Another night in Paradise

Mar 11, 2006 02:40

What kind of creature is the female? That question has just about made everyone that has a penis between their thighs tremble and quiver. I have the easy answer. I have figured it out.

The female is the female.

Sound simplistic? Perhaps, but the truth is far deeper than that little sentence seems to be. Sure, it looks short and without any real thought, but who am I if not a deep thinker? The female is the female, to me, means that each is their own person. You can't figure out women as a whole because each of them is so totally different. What applies to one doesn't apply to another. There's absolutely no way you can understand "women". You understand "a woman". That's the key, fellas.

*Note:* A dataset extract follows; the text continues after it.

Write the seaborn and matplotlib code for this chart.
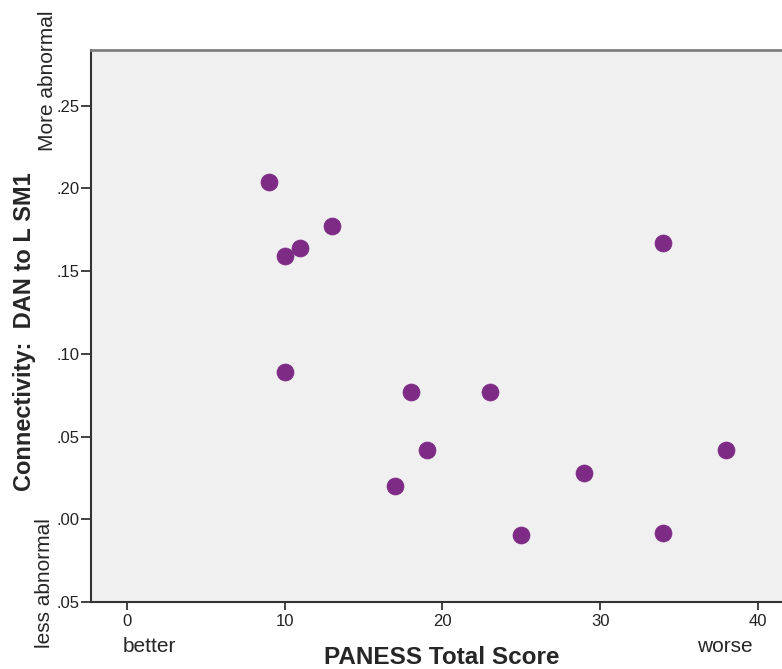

Not that it's that easy, either. I mean, "a woman" is just as complex as anything you could ever chance across. It can take years for you to decipher what one woman is, and even then, the old axiom does apply: a woman has the right to change her mind. Think of it like trying to diffuse a nuclear warhead. The sweat is dripping down your forehead. The detonator and wires are right in front of you. You know that the time is ticking down.. the warhead is about to make your hometown look like the moon. You also know (through your years of training) that you need to cut the blue wire. Just as you are about to cut it, though, the nuclear warhead changes it's mind...

I think the red one will be my power cord from now on.

It's as simple as that. So, what to do? Does it seem hopeless now? It's neither hopeless or easy. The truth of it, like the truths of many things, is murky and grey.

How do you please a woman?

Each is different. Each needs something different, and usually that something different changes with each day, hour, or even minute.

..............................yeah.

I'm not really sure where I'm going with this. I think I'm being too cerebral about it all, trying to write something instead of just -writing-, so fuck it, I'm just going to write. Just let it all flow and see where it goes, damn the gods and rape the kitties.

Yes, I actually thought that, so I wrote it. Not that I want to fuck kitties or anything. Pussies, yes. Kitties, eh, no. Not really my thing, you know?

So here I am, sitting next to Sam while she plays Dungeon Master, pondering what to do. I have this feeling that I shouldn't have come home from work. I should have just toughed it out and not been such a wimp. If I hadn't had come home, then Sam wouldn't have gotten into such a fight with Deneb. How is it, seriously, that if I think about anything that happens, I can usually trace it back to myself? It's quite disconcerting to think you are the central figure as to why things happen.

It must suck to be one of those people. What the fuck are they called.. I don't know. On to the next thought, since they are coming on now..

So I just look over at Sam and I smile. You know how hard that is to find? Thanks, Stephen. Thanks, Tom. I'm not trying to be a dick, really, and I've still got certain walls up inside me somewhere, just in case. But things seem to be going good. We hit on so many levels it's scary sometimes. I might be a little more passive than I should be, more than Sam needs, but it's a time to adjust. I've found a place inside me that has a controller, a dominant. Been reading books on it. Oh, which reminds me. I should probably take a look online and see what people say here too.

Right now, though, I just want to walk over to Sam and lead her into the bedroom so I can hold her, talk to her, spank her, do whatever it is that she needs to just relax and be comfortable. I have to honestly say I don't like it when she's like this. Not that I don't like her. I love her. It just pains me to see that she is in distress and it's hard for me to ferret out what exactly to do. That's why I started this post the way I did. Am I doing things correctly? I seem to be.

"You're not going to want to get in here," she said.

"Why not?" I said. "You taking another hot shower?"

She nodded. "You're not going to like it."

"I don't care," I said.

"What?"

"I said, I don't fucking care."

And then I climbed into the scorching hot shower with her. I don't care about a little discomfirt. I needed to make her feel comforted and protected. She needed to know someone was really on her side, and I am. No matter what, I'm going to support her. Come heaven or hell, from this point out, we're a team.

Which makes me kinda.. nervous. If she were to wake up tomorrow and decide that she want to leave, I'd be brokenhearted, but I would let her leave, of course, and I would wish her the best and remain friends with her until one of us died. Do I.. fuck. I don't remember what I was going to type.

I am so tired. It just hit me. I closed my eyes and felt myself going out. I should end this here. I have someone I need to take care of. Someone that's trusted me with her love, with her body, with her everything. I've never been given so much. It's an awesome responsibility, but it's one I take on willingly.